_Work to do_: Every line below should be copied exactly; drop the pictures.
======== Source data
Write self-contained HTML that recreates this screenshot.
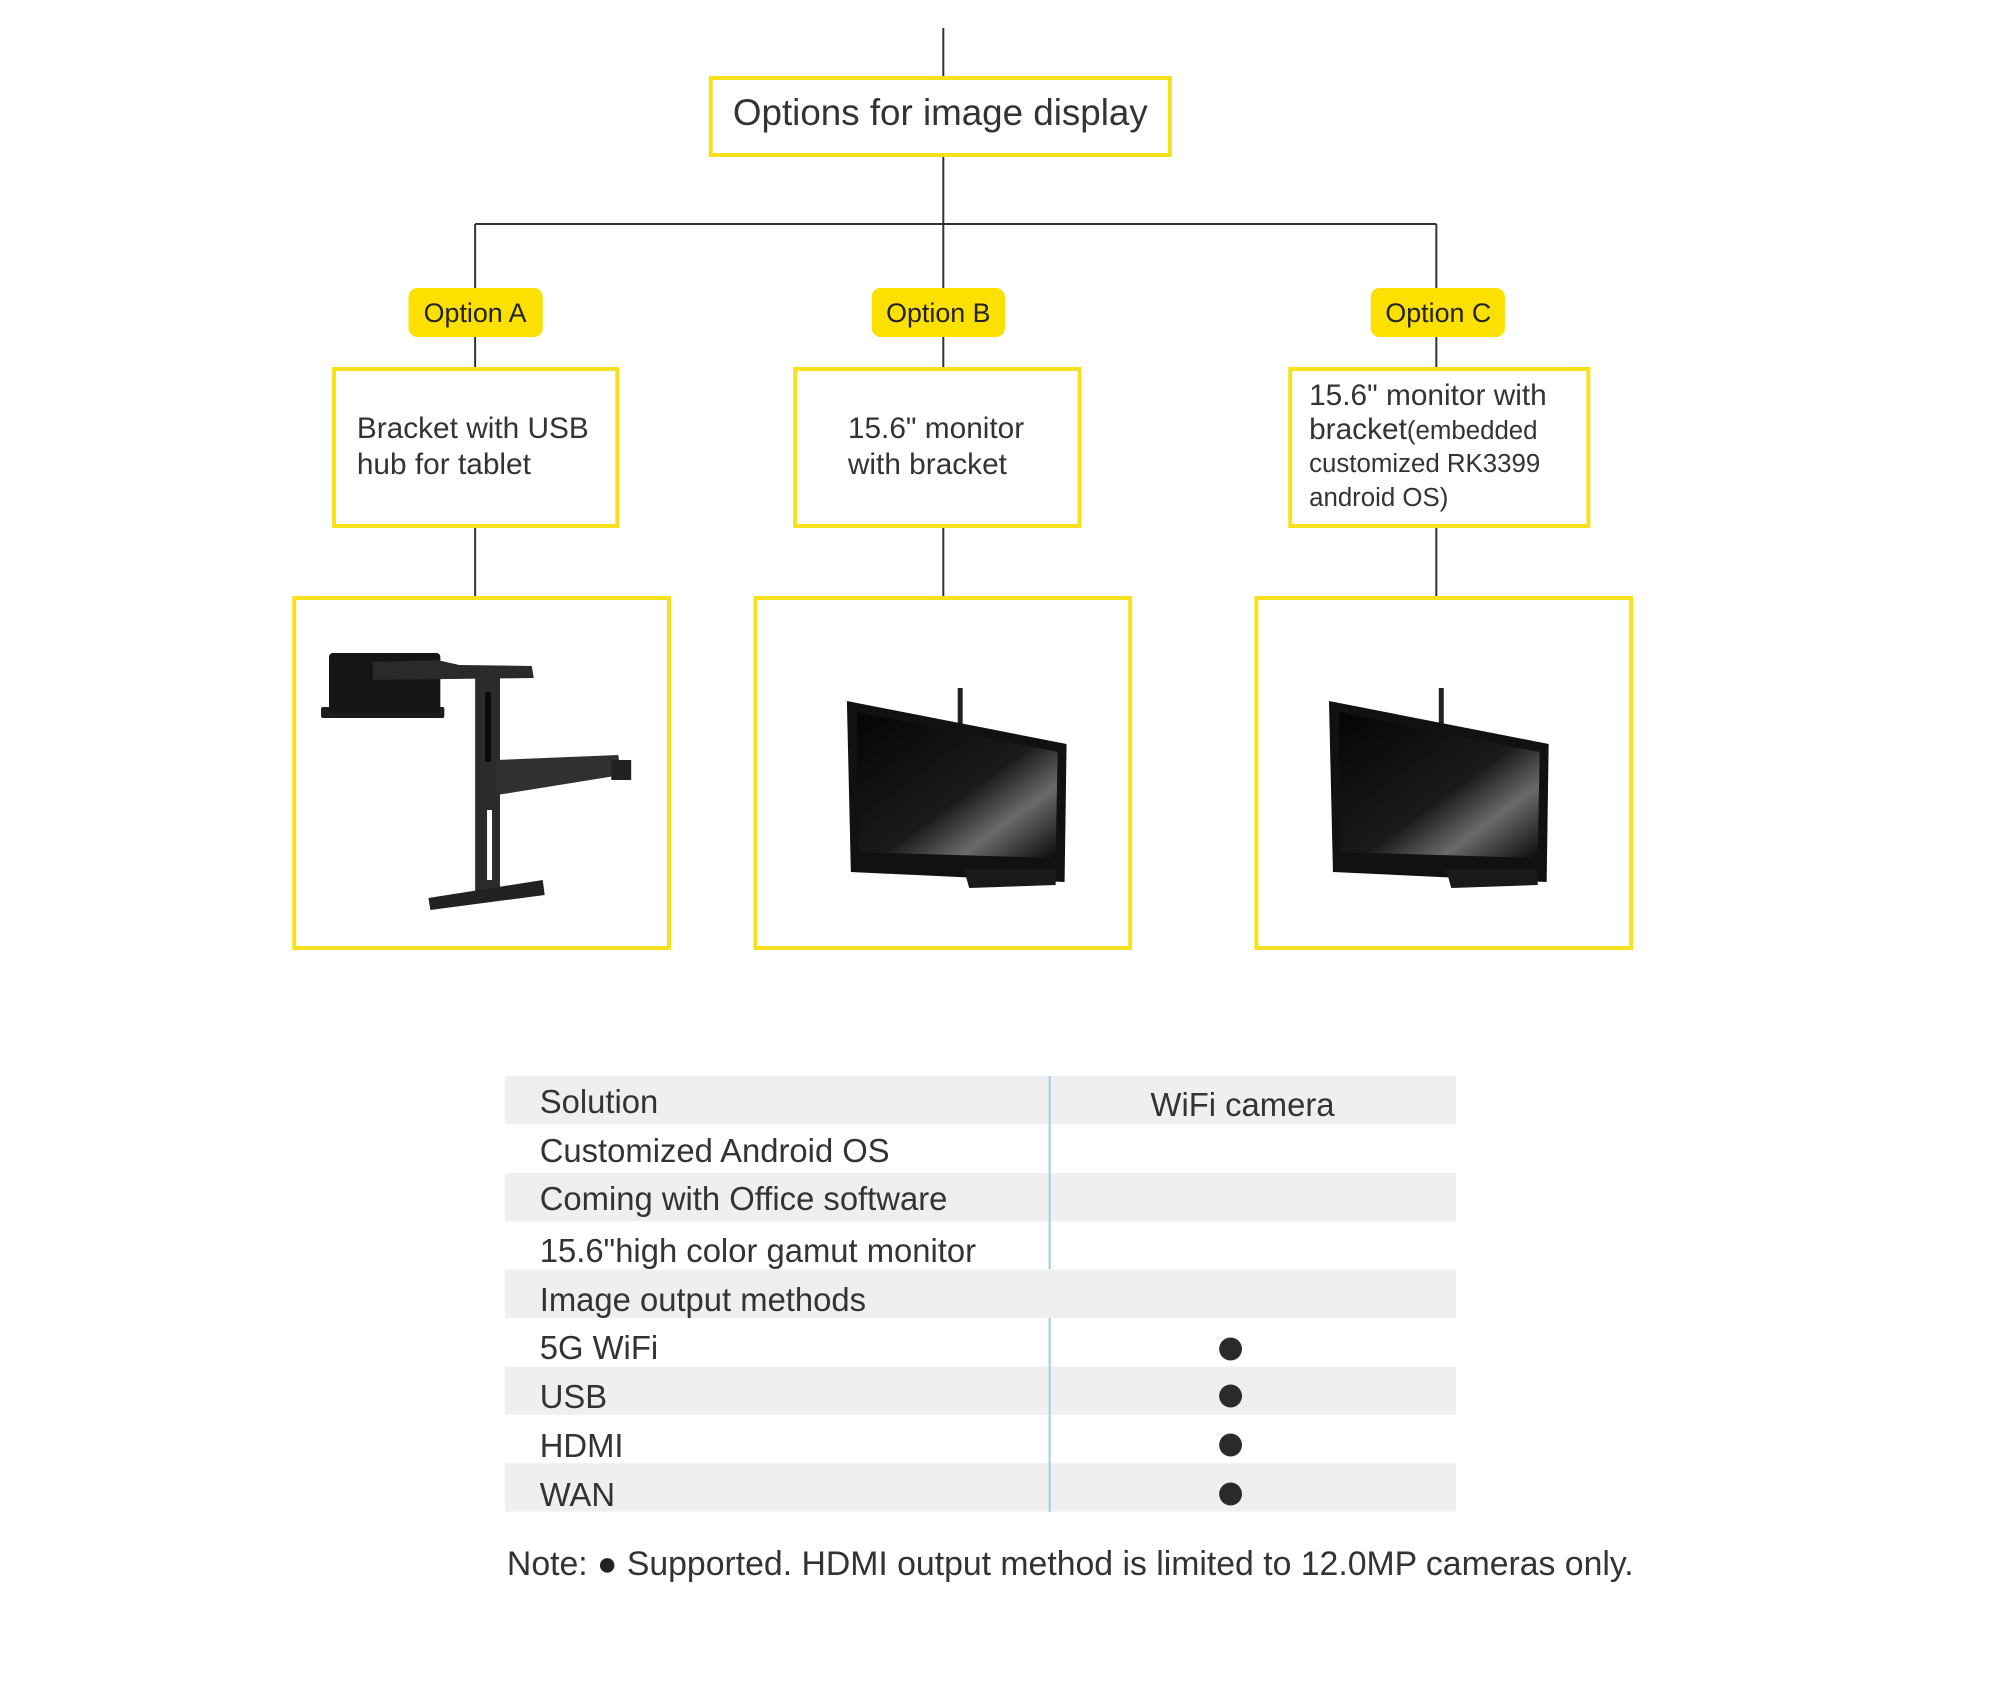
<!DOCTYPE html>
<html><head><meta charset="utf-8"><style>
html,body{margin:0;padding:0;background:#fff;}
body{width:2000px;height:1692px;position:relative;overflow:hidden;font-family:"Liberation Sans",Arial,sans-serif;color:#333;}
</style></head><body>
<svg width="2000" height="1692" viewBox="0 0 2000 1692" xmlns="http://www.w3.org/2000/svg" style="position:absolute;left:0;top:0">
<defs>
<linearGradient id="scr" x1="0" y1="0" x2="1" y2="1">
<stop offset="0" stop-color="#050505"/><stop offset="0.55" stop-color="#1a1a1a"/><stop offset="0.75" stop-color="#6a6a6a"/><stop offset="1" stop-color="#0a0a0a"/>
</linearGradient>
</defs>
<g transform="scale(0.994 1)">
<g stroke="#333" stroke-width="2" fill="none">
<line x1="949" y1="28" x2="949" y2="77"/>
<line x1="949" y1="155" x2="949" y2="597"/>
<line x1="478" y1="224" x2="1445" y2="224"/>
<line x1="478" y1="224" x2="478" y2="597"/>
<line x1="1445" y1="224" x2="1445" y2="597"/>
</g>
<g fill="#fff" stroke="#f7e11c" stroke-width="4">
<rect x="715" y="78" width="462" height="77"/>
<rect x="336" y="369" width="285" height="157"/>
<rect x="800" y="369" width="286" height="157"/>
<rect x="1298" y="369" width="300" height="157"/>
<rect x="296" y="598" width="377" height="350"/>
<rect x="760" y="598" width="377" height="350"/>
<rect x="1264" y="598" width="377" height="350"/>
</g>
<g fill="#fbe000">
<rect x="411" y="288" width="135" height="49" rx="9"/>
<rect x="877" y="288" width="134" height="49" rx="9"/>
<rect x="1379" y="288" width="135" height="49" rx="9"/>
</g>
<g font-family="Liberation Sans, Arial, sans-serif" fill="#333" xml:space="preserve">
<text x="946" y="125" font-size="37" text-anchor="middle">Options for image display</text>
<text x="478" y="322" font-size="27" text-anchor="middle" fill="#222">Option A</text>
<text x="944" y="322" font-size="27" text-anchor="middle" fill="#222">Option B</text>
<text x="1447" y="322" font-size="27" text-anchor="middle" fill="#222">Option C</text>
<text x="359" y="438" font-size="30">Bracket with USB</text>
<text x="359" y="474" font-size="30">hub for tablet</text>
<text x="853" y="438" font-size="30">15.6"  monitor</text>
<text x="853" y="474" font-size="30">with bracket</text>
<text x="1317" y="405" font-size="30">15.6"  monitor with</text>
<text x="1317" y="439" font-size="30">bracket<tspan font-size="26">(embedded</tspan></text>
<text x="1317" y="472" font-size="26">customized RK3399</text>
<text x="1317" y="506" font-size="26">android OS)</text>
</g>
<!-- bracket -->
<g fill="#1c1c1c">
<rect x="323" y="707" width="124" height="11" rx="2"/>
<rect x="331" y="653" width="112" height="60" rx="4" fill="#151515"/>
<polygon points="375,662 440,660 462,665 535,666 537,678 375,680" fill="#2a2a2a"/>
<rect x="478" y="678" width="25" height="220" fill="#2b2b2b"/>
<rect x="488" y="692" width="6" height="70" fill="#0a0a0a"/>
<rect x="490" y="810" width="5" height="70" fill="#fff"/>
<polygon points="500,760 622,755 625,775 500,795" fill="#303030"/>
<rect x="615" y="760" width="20" height="20" fill="#222"/>
<polygon points="431,898 546,880 548,895 433,910" fill="#222"/>
</g>
<g>
<line x1="966" y1="688" x2="966" y2="725" stroke="#222" stroke-width="5"/>
<polygon points="852,701 1073,744 1071,882 856,872" fill="#111"/>
<polygon points="862,712 1064,752 1062,858 863,852" fill="url(#scr)"/>
<polygon points="970,870 1062,870 1062,885 975,888" fill="#1a1a1a"/>
</g>
<g>
<line x1="1450" y1="688" x2="1450" y2="725" stroke="#222" stroke-width="5"/>
<polygon points="1337,701 1558,744 1556,882 1341,872" fill="#111"/>
<polygon points="1347,712 1549,752 1547,858 1348,852" fill="url(#scr)"/>
<polygon points="1455,870 1547,870 1547,885 1460,888" fill="#1a1a1a"/>
</g>
<!-- table -->
<g fill="#efefef">
<rect x="508" y="1076" width="957" height="48.4"/>
<rect x="508" y="1172.8" width="957" height="48.4"/>
<rect x="508" y="1269.6" width="957" height="48.4"/>
<rect x="508" y="1366.4" width="957" height="48.4"/>
<rect x="508" y="1463.2" width="957" height="48.4"/>
</g>
<g stroke="#9fcde0" stroke-width="2">
<line x1="1056" y1="1076" x2="1056" y2="1269"/>
<line x1="1056" y1="1318" x2="1056" y2="1512"/>
</g>
<g font-family="Liberation Sans, Arial, sans-serif" font-size="33" fill="#333">
<text x="543" y="1113">Solution</text>
<text x="1250" y="1116" text-anchor="middle">WiFi camera</text>
<text x="543" y="1162">Customized Android OS</text>
<text x="543" y="1210">Coming with Office software</text>
<text x="543" y="1262">15.6"high color gamut monitor</text>
<text x="543" y="1311">Image output methods</text>
<text x="543" y="1359">5G WiFi</text>
<text x="543" y="1408">USB</text>
<text x="543" y="1457">HDMI</text>
<text x="543" y="1506">WAN</text>
<text x="510" y="1575" font-size="34">Note: <tspan fill="#222">●</tspan> Supported. HDMI output method is limited to 12.0MP cameras only.</text>
</g>
<g fill="#2a2a2a">
<circle cx="1238" cy="1349" r="11.5"/>
<circle cx="1238" cy="1396" r="11.5"/>
<circle cx="1238" cy="1445" r="11.5"/>
<circle cx="1238" cy="1494" r="11.5"/>
</g>
</g>
</svg>
</body></html>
================
_Exercise solution_:
Write self-contained HTML that recreates this screenshot.
<!DOCTYPE html>
<html><head><meta charset="utf-8"><style>
html,body{margin:0;padding:0;background:#fff;}
body{width:2000px;height:1692px;position:relative;overflow:hidden;font-family:"Liberation Sans",Arial,sans-serif;color:#333;}
</style></head><body>
<svg width="2000" height="1692" viewBox="0 0 2000 1692" xmlns="http://www.w3.org/2000/svg" style="position:absolute;left:0;top:0">
<defs>
<linearGradient id="scr" x1="0" y1="0" x2="1" y2="1">
<stop offset="0" stop-color="#050505"/><stop offset="0.55" stop-color="#1a1a1a"/><stop offset="0.75" stop-color="#6a6a6a"/><stop offset="1" stop-color="#0a0a0a"/>
</linearGradient>
</defs>
<g transform="scale(0.994 1)">
<g stroke="#333" stroke-width="2" fill="none">
<line x1="949" y1="28" x2="949" y2="77"/>
<line x1="949" y1="155" x2="949" y2="597"/>
<line x1="478" y1="224" x2="1445" y2="224"/>
<line x1="478" y1="224" x2="478" y2="597"/>
<line x1="1445" y1="224" x2="1445" y2="597"/>
</g>
<g fill="#fff" stroke="#f7e11c" stroke-width="4">
<rect x="715" y="78" width="462" height="77"/>
<rect x="336" y="369" width="285" height="157"/>
<rect x="800" y="369" width="286" height="157"/>
<rect x="1298" y="369" width="300" height="157"/>
<rect x="296" y="598" width="377" height="350"/>
<rect x="760" y="598" width="377" height="350"/>
<rect x="1264" y="598" width="377" height="350"/>
</g>
<g fill="#fbe000">
<rect x="411" y="288" width="135" height="49" rx="9"/>
<rect x="877" y="288" width="134" height="49" rx="9"/>
<rect x="1379" y="288" width="135" height="49" rx="9"/>
</g>
<g font-family="Liberation Sans, Arial, sans-serif" fill="#333" xml:space="preserve">
<text x="946" y="125" font-size="37" text-anchor="middle">Options for image display</text>
<text x="478" y="322" font-size="27" text-anchor="middle" fill="#222">Option A</text>
<text x="944" y="322" font-size="27" text-anchor="middle" fill="#222">Option B</text>
<text x="1447" y="322" font-size="27" text-anchor="middle" fill="#222">Option C</text>
<text x="359" y="438" font-size="30">Bracket with USB</text>
<text x="359" y="474" font-size="30">hub for tablet</text>
<text x="853" y="438" font-size="30">15.6"  monitor</text>
<text x="853" y="474" font-size="30">with bracket</text>
<text x="1317" y="405" font-size="30">15.6"  monitor with</text>
<text x="1317" y="439" font-size="30">bracket<tspan font-size="26">(embedded</tspan></text>
<text x="1317" y="472" font-size="26">customized RK3399</text>
<text x="1317" y="506" font-size="26">android OS)</text>
</g>
<!-- bracket -->
<g fill="#1c1c1c">
<rect x="323" y="707" width="124" height="11" rx="2"/>
<rect x="331" y="653" width="112" height="60" rx="4" fill="#151515"/>
<polygon points="375,662 440,660 462,665 535,666 537,678 375,680" fill="#2a2a2a"/>
<rect x="478" y="678" width="25" height="220" fill="#2b2b2b"/>
<rect x="488" y="692" width="6" height="70" fill="#0a0a0a"/>
<rect x="490" y="810" width="5" height="70" fill="#fff"/>
<polygon points="500,760 622,755 625,775 500,795" fill="#303030"/>
<rect x="615" y="760" width="20" height="20" fill="#222"/>
<polygon points="431,898 546,880 548,895 433,910" fill="#222"/>
</g>
<g>
<line x1="966" y1="688" x2="966" y2="725" stroke="#222" stroke-width="5"/>
<polygon points="852,701 1073,744 1071,882 856,872" fill="#111"/>
<polygon points="862,712 1064,752 1062,858 863,852" fill="url(#scr)"/>
<polygon points="970,870 1062,870 1062,885 975,888" fill="#1a1a1a"/>
</g>
<g>
<line x1="1450" y1="688" x2="1450" y2="725" stroke="#222" stroke-width="5"/>
<polygon points="1337,701 1558,744 1556,882 1341,872" fill="#111"/>
<polygon points="1347,712 1549,752 1547,858 1348,852" fill="url(#scr)"/>
<polygon points="1455,870 1547,870 1547,885 1460,888" fill="#1a1a1a"/>
</g>
<!-- table -->
<g fill="#efefef">
<rect x="508" y="1076" width="957" height="48.4"/>
<rect x="508" y="1172.8" width="957" height="48.4"/>
<rect x="508" y="1269.6" width="957" height="48.4"/>
<rect x="508" y="1366.4" width="957" height="48.4"/>
<rect x="508" y="1463.2" width="957" height="48.4"/>
</g>
<g stroke="#9fcde0" stroke-width="2">
<line x1="1056" y1="1076" x2="1056" y2="1269"/>
<line x1="1056" y1="1318" x2="1056" y2="1512"/>
</g>
<g font-family="Liberation Sans, Arial, sans-serif" font-size="33" fill="#333">
<text x="543" y="1113">Solution</text>
<text x="1250" y="1116" text-anchor="middle">WiFi camera</text>
<text x="543" y="1162">Customized Android OS</text>
<text x="543" y="1210">Coming with Office software</text>
<text x="543" y="1262">15.6"high color gamut monitor</text>
<text x="543" y="1311">Image output methods</text>
<text x="543" y="1359">5G WiFi</text>
<text x="543" y="1408">USB</text>
<text x="543" y="1457">HDMI</text>
<text x="543" y="1506">WAN</text>
<text x="510" y="1575" font-size="34">Note: <tspan fill="#222">●</tspan> Supported. HDMI output method is limited to 12.0MP cameras only.</text>
</g>
<g fill="#2a2a2a">
<circle cx="1238" cy="1349" r="11.5"/>
<circle cx="1238" cy="1396" r="11.5"/>
<circle cx="1238" cy="1445" r="11.5"/>
<circle cx="1238" cy="1494" r="11.5"/>
</g>
</g>
</svg>
</body></html>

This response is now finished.